1) Initial access: phishing → PowerShell downloader

Initial access likely involves social‑engineering emails that trigger a PowerShell script. Telemetry shows PowerShell invoking curl.exe with an encoded URL to fetch a remote batch loader (.bat / .cmd).

2) Batch stage: living‑off‑the‑land setup & sideloading

The batch script creates a hidden working directory under C:\ProgramData or C:\Users\Public, then downloads a malicious DLL and renames it to blend in (e.g., propsys.dll, batmeter.dll). It then copies trusted Windows executables—such as Fondue.exe, mblctr.exe, or ScreenClippingHost.exe—into that folder and DLL‑sideloads the payload. Finally, it wipes Run history, clears the clipboard, and self‑deletes.
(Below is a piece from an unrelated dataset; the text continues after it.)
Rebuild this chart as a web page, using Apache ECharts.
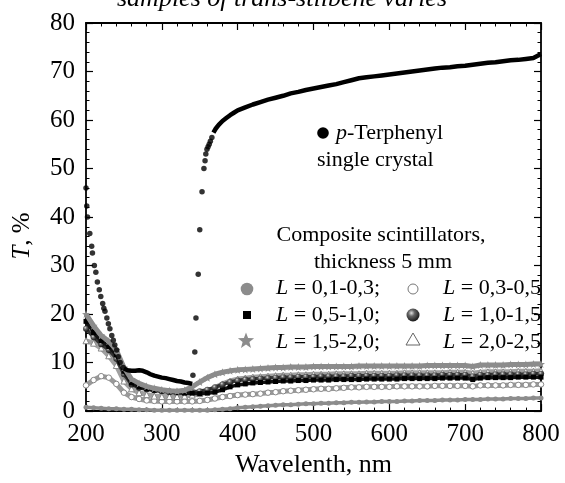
<!DOCTYPE html>
<html>
<head>
<meta charset="utf-8">
<script src="https://cdn.jsdelivr.net/npm/echarts@6/dist/echarts.min.js"></script>
<style>
  html, body { margin: 0; padding: 0; background: #fff; }
  #chart { width: 565px; height: 483px; }
</style>
</head>
<body>
<div id="chart"></div>
<script>
// Wavelength grid (nm) for the composite scintillator spectra
const wl = [200,210,220,230,240,250,260,270,280,290,300,310,320,330,340,350,360,370,380,390,
            400,410,420,430,440,450,460,470,480,490,500,510,520,530,540,550,560,570,580,590,
            600,610,620,630,640,650,660,670,680,690,700,710,720,730,740,750,760,770,780,790,800];

// Transmittance T, % of composite samples (thickness 5 mm), by grain size L
const tL01_03 = [0.8,0.7,0.6,0.5,0.5,0.4,0.4,0.3,0.3,0.2,0.2,0.2,0.2,0.2,0.2,0.2,0.2,0.3,0.4,0.5,
                 0.7,0.8,0.9,1.0,1.1,1.2,1.3,1.3,1.4,1.5,1.5,1.6,1.6,1.7,1.7,1.8,1.8,1.9,1.9,2.0,
                 2.0,2.0,2.1,2.1,2.2,2.2,2.2,2.3,2.3,2.3,2.4,2.4,2.4,2.5,2.5,2.5,2.6,2.6,2.6,2.7,2.7];
const tL03_05 = [5.3,6.4,7.2,6.9,5.6,3.8,2.9,2.5,2.2,2.1,2.0,2.0,2.0,2.0,2.0,2.1,2.3,2.6,2.9,3.1,
                 3.3,3.4,3.5,3.6,3.8,3.9,4.1,4.2,4.3,4.4,4.5,4.6,4.6,4.7,4.8,4.9,4.9,5.0,5.0,5.0,
                 5.0,5.1,5.1,5.1,5.1,5.1,5.2,5.2,5.2,5.2,5.2,5.1,5.3,5.3,5.3,5.3,5.4,5.4,5.4,5.5,5.5];
const tL05_10 = [18.5,16.2,14.5,13.3,11.6,8.2,5.8,5.0,4.6,4.3,4.1,3.9,3.8,3.7,3.7,3.6,3.7,3.9,4.4,5.0,
                 5.4,5.6,5.8,5.9,6.0,6.1,6.2,6.2,6.3,6.3,6.4,6.4,6.4,6.5,6.5,6.5,6.5,6.6,6.6,6.6,
                 6.6,6.6,6.7,6.7,6.7,6.7,6.7,6.8,6.8,6.8,6.8,6.5,6.8,6.9,6.9,6.9,6.9,7.0,7.0,7.0,7.0];
const tL10_15 = [17.0,15.2,13.8,12.6,10.8,7.6,5.5,4.8,4.5,4.3,4.2,4.1,4.0,4.0,4.0,4.1,4.4,4.9,5.5,6.0,
                 6.3,6.5,6.6,6.7,6.8,6.9,7.0,7.0,7.1,7.1,7.1,7.2,7.2,7.2,7.2,7.3,7.3,7.3,7.3,7.3,
                 7.3,7.4,7.4,7.4,7.4,7.4,7.4,7.5,7.5,7.5,7.5,7.2,7.5,7.5,7.6,7.6,7.6,7.6,7.6,7.7,7.7];
const tL15_20 = [20.0,17.6,15.6,14.4,12.6,9.0,6.6,5.7,5.1,4.7,4.4,4.2,4.1,4.3,5.0,6.0,6.9,7.6,8.0,8.3,
                 8.5,8.6,8.7,8.8,8.9,9.0,9.0,9.1,9.1,9.1,9.2,9.2,9.2,9.2,9.2,9.2,9.3,9.3,9.3,9.3,
                 9.3,9.3,9.3,9.3,9.3,9.4,9.4,9.4,9.4,9.4,9.4,9.2,9.5,9.5,9.5,9.5,9.6,9.6,9.6,9.7,9.7];
const tL20_25 = [14.5,14.0,13.0,11.4,9.4,6.2,4.6,3.8,3.4,3.1,3.0,3.0,3.0,3.1,3.3,3.6,4.1,4.8,5.6,6.2,
                 6.6,6.8,7.0,7.1,7.2,7.3,7.4,7.4,7.5,7.5,7.6,7.6,7.6,7.7,7.7,7.7,7.7,7.8,7.8,7.8,
                 7.8,7.8,7.9,7.9,7.9,7.9,7.9,7.9,8.0,8.0,8.0,7.8,8.0,8.1,8.1,8.1,8.1,8.2,8.2,8.2,8.3];

// p-Terphenyl single crystal: separately resolved points
const terDotWl = [200,201,202,205,207.5,208.5,211,213,215,217.5,219.5,222,223.5,225,227.5,229.5,231.5,234,
                  236,238,240.5,242.5,245,249,341,343.5,345,348,350,353,355.5,357,358,359.5,361,362.5,364,366];
const terDotT  = [46,42.3,40,36.6,34,32.6,30,28.6,26.6,25,23.6,22.2,21.2,20.6,19.2,18,17,15.6,
                  14.6,13.6,12.6,11.2,10,9,7.4,12.2,19.2,28.2,37.4,45.2,50,51.6,53,54,54.5,55,55.6,56.4];
// p-Terphenyl: densely sampled stretches below and above the absorption edge
const terLowWl = [250,255,260,265,270,275,280,285,290,295,300,305,310,315,320,325,330,335,340];
const terLowT  = [8.8,8.4,8.3,8.3,8.4,8.3,8.0,7.6,7.3,7.1,6.9,6.8,6.6,6.4,6.2,6.1,5.9,5.8,5.6];
const terHighWl = [368,371,375,380,385,390,395,400,410,420,430,440,450,460,470,480,490,500,510,520,
                   530,540,550,560,570,580,590,600,610,620,630,640,650,660,670,680,690,700,710,720,
                   730,740,750,760,770,780,790,795,800];
const terHighT  = [57.4,58.2,59.0,59.8,60.4,61.0,61.5,62.0,62.6,63.2,63.7,64.2,64.6,65.0,65.5,65.8,66.2,66.5,66.8,67.1,
                   67.4,67.8,68.2,68.6,68.8,69.0,69.2,69.4,69.6,69.8,70.0,70.2,70.4,70.6,70.8,70.9,71.1,71.2,71.4,71.6,
                   71.8,71.9,72.1,72.3,72.4,72.6,72.8,73.2,73.6];

// Axis ranges
const xMin = 200, xMax = 800, xStep = 100;
const yMin = 0, yMax = 80, yStep = 10;

const SERIF = '"Liberation Serif", "Times New Roman", serif';
const GRAY = '#8c8c8c';

function pairs(xs, ys) { return xs.map((x, i) => [x, ys[i]]); }

// five-pointed star outline as an SVG path, unit box
function starPath() {
  let d = '';
  for (let k = 0; k < 10; k++) {
    const r = k % 2 === 0 ? 1 : 0.42;
    const a = -Math.PI / 2 + k * Math.PI / 5;
    const px = (1 + r * Math.cos(a)).toFixed(3), py = (1 + r * Math.sin(a)).toFixed(3);
    d += (k === 0 ? 'M' : 'L') + px + ',' + py;
  }
  return d + 'Z';
}
const STAR = 'path://' + starPath();
function starPoints(cx, cy, R) {
  const pts = [];
  for (let k = 0; k < 10; k++) {
    const r = k % 2 === 0 ? R : R * 0.42;
    const a = -Math.PI / 2 + k * Math.PI / 5;
    pts.push([cx + r * Math.cos(a), cy + r * Math.sin(a)]);
  }
  return pts;
}
const sphereFill = {
  type: 'radial', x: 0.38, y: 0.35, r: 0.7,
  colorStops: [{ offset: 0, color: '#e0e0e0' }, { offset: 0.35, color: '#666' }, { offset: 1, color: '#111' }]
};

const axisCommon = {
  type: 'value',
  axisLine: { show: true, onZero: false, lineStyle: { color: '#000', width: 1.8 } },
  axisTick: { show: true, inside: true, length: 7, lineStyle: { color: '#000', width: 1.2 } },
  minorTick: { show: true, splitNumber: 5, length: 3.5, lineStyle: { color: '#000', width: 1 } },
  splitLine: { show: false }
};

const chart = echarts.init(document.getElementById('chart'), null, { renderer: 'canvas' });

const legendRows = [
  { y: 288, text: ' = 0,1-0,3;', col: 0 },
  { y: 288, text: ' = 0,3-0,5', col: 1 },
  { y: 315, text: ' = 0,5-1,0;', col: 0 },
  { y: 315, text: ' = 1,0-1,5', col: 1 },
  { y: 342, text: ' = 1,5-2,0;', col: 0 },
  { y: 342, text: ' = 2,0-2,5', col: 1 }
];
const colTextX = [276, 443];

const richText = (s) => ({
  type: 'text',
  style: {
    text: s.t, x: s.x, y: s.y, fill: '#000',
    fontFamily: SERIF, fontSize: s.size || 22,
    align: s.align || 'left', verticalAlign: 'middle',
    rich: { i: { fontStyle: 'italic', fontFamily: SERIF, fontSize: s.size || 22, fill: '#000' } }
  }
});

const graphics = [
  // caption line running off the top edge
  { type: 'text', style: { text: 'samples of trans-stilbene varies', x: 282, y: 12, fill: '#000',
    font: 'italic 26px ' + SERIF, align: 'center', verticalAlign: 'bottom' } },
  // y-axis title
  { type: 'text', x: 22, y: 236, rotation: Math.PI / 2,
    style: { text: '{i|T}, %', fill: '#000', fontFamily: SERIF, fontSize: 25, align: 'center', verticalAlign: 'middle',
      rich: { i: { fontStyle: 'italic', fontFamily: SERIF, fontSize: 25 } } } },
  // p-Terphenyl key
  { type: 'circle', shape: { cx: 323, cy: 133, r: 5.8 }, style: { fill: '#000' } },
  richText({ t: '{i|p}-Terphenyl', x: 336, y: 133 }),
  richText({ t: 'single crystal', x: 317, y: 160 }),
  // composite key header
  richText({ t: 'Composite scintillators,', x: 381, y: 235, align: 'center' }),
  richText({ t: 'thickness 5 mm', x: 383, y: 262, align: 'center' }),
  // composite key symbols
  { type: 'circle', shape: { cx: 247, cy: 289, r: 6.3 }, style: { fill: GRAY } },
  { type: 'circle', shape: { cx: 413, cy: 289, r: 5 }, style: { fill: '#fff', stroke: '#777', lineWidth: 1 } },
  { type: 'rect', shape: { x: 243, y: 311, width: 8, height: 8 }, style: { fill: '#000' } },
  { type: 'circle', shape: { cx: 413, cy: 315, r: 6.5 }, style: { fill: sphereFill } },
  { type: 'polygon', shape: { points: starPoints(246, 341, 8.5) }, style: { fill: GRAY } },
  { type: 'polygon', shape: { points: [[413, 333], [420, 345], [406, 345]] }, style: { fill: '#fff', stroke: '#666', lineWidth: 1 } }
];
legendRows.forEach(r => graphics.push(richText({ t: '{i|L}' + r.text, x: colTextX[r.col], y: r.y })));
// keep the right-column key text inside the frame
graphics.push({ type: 'rect', shape: { x: 542.5, y: 270, width: 30, height: 90 }, style: { fill: '#fff' }, z: 100 });

function compSeries(name, vals, symbol, size, line, item, z) {
  return {
    name, type: 'line', data: pairs(wl, vals), symbol, symbolSize: size, showSymbol: true,
    lineStyle: line, itemStyle: item, z, animation: false, silent: true
  };
}

const option = {
  animation: false,
  backgroundColor: '#fff',
  grid: { left: 86, right: 24, top: 23, bottom: 60, containLabel: false },
  xAxis: [
    Object.assign({}, axisCommon, {
      min: xMin, max: xMax, interval: xStep, position: 'bottom',
      axisLabel: { show: true, margin: 11, color: '#000', fontFamily: SERIF, fontSize: 25 },
      name: 'Wavelenth, nm', nameLocation: 'middle', nameGap: 36,
      nameTextStyle: { color: '#000', fontFamily: SERIF, fontSize: 26 }
    }),
    Object.assign({}, axisCommon, {
      min: xMin, max: xMax, interval: xStep, position: 'top', axisLabel: { show: false }
    })
  ],
  yAxis: [
    Object.assign({}, axisCommon, {
      min: yMin, max: yMax, interval: yStep, position: 'left',
      axisLabel: { show: true, margin: 11, color: '#000', fontFamily: SERIF, fontSize: 25 }
    }),
    Object.assign({}, axisCommon, {
      min: yMin, max: yMax, interval: yStep, position: 'right', axisLabel: { show: false }
    })
  ],
  graphic: { elements: graphics },
  series: [
    compSeries('L = 0,1-0,3', tL01_03, 'circle', 5, { color: GRAY, width: 3.5 }, { color: GRAY }, 2),
    compSeries('L = 0,3-0,5', tL03_05, 'circle', 5.5, { color: '#999', width: 5 }, { color: '#fff', borderColor: '#888', borderWidth: 1 }, 3),
    compSeries('L = 2,0-2,5', tL20_25, 'triangle', 6, { color: '#a0a0a0', width: 5 }, { color: '#fff', borderColor: '#888', borderWidth: 1 }, 4),
    compSeries('L = 1,0-1,5', tL10_15, 'circle', 6, { color: '#333', width: 3.5 }, { color: sphereFill }, 5),
    compSeries('L = 0,5-1,0', tL05_10, 'rect', 5, { color: '#111', width: 3.5 }, { color: '#000' }, 6),
    compSeries('L = 1,5-2,0', tL15_20, STAR, 8, { color: GRAY, width: 5 }, { color: GRAY }, 7),
    { name: 'p-Terphenyl', type: 'scatter', data: pairs(terDotWl, terDotT), symbol: 'circle', symbolSize: 5.5,
      itemStyle: { color: '#000' }, z: 8, silent: true },
    { name: 'p-Terphenyl low', type: 'line', data: pairs(terLowWl, terLowT), showSymbol: false,
      lineStyle: { color: '#000', width: 4.5 }, z: 8, silent: true },
    { name: 'p-Terphenyl high', type: 'line', data: pairs(terHighWl, terHighT), showSymbol: false,
      lineStyle: { color: '#000', width: 4.5 }, z: 8, silent: true }
  ]
};

chart.setOption(option);
</script>
</body>
</html>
3) Dohdoor loader: memory‑resident next stage

Once Dohdoor is active, it pulls the next payload into memory and executes it reflectively within legitimate processes to reduce artifacts and evade simplistic file scanning—commonly assessed as deployment of Cobalt Strike for lateral movement and hands‑on‑keyboard control.

4) Process hollowing for stealth execution

Later stages hollow hard‑coded binaries—OpenWith.exe, wksprt.exe, ImagingDevices.exe, wab.exe—to run decrypted code under the guise of trusted Windows processes.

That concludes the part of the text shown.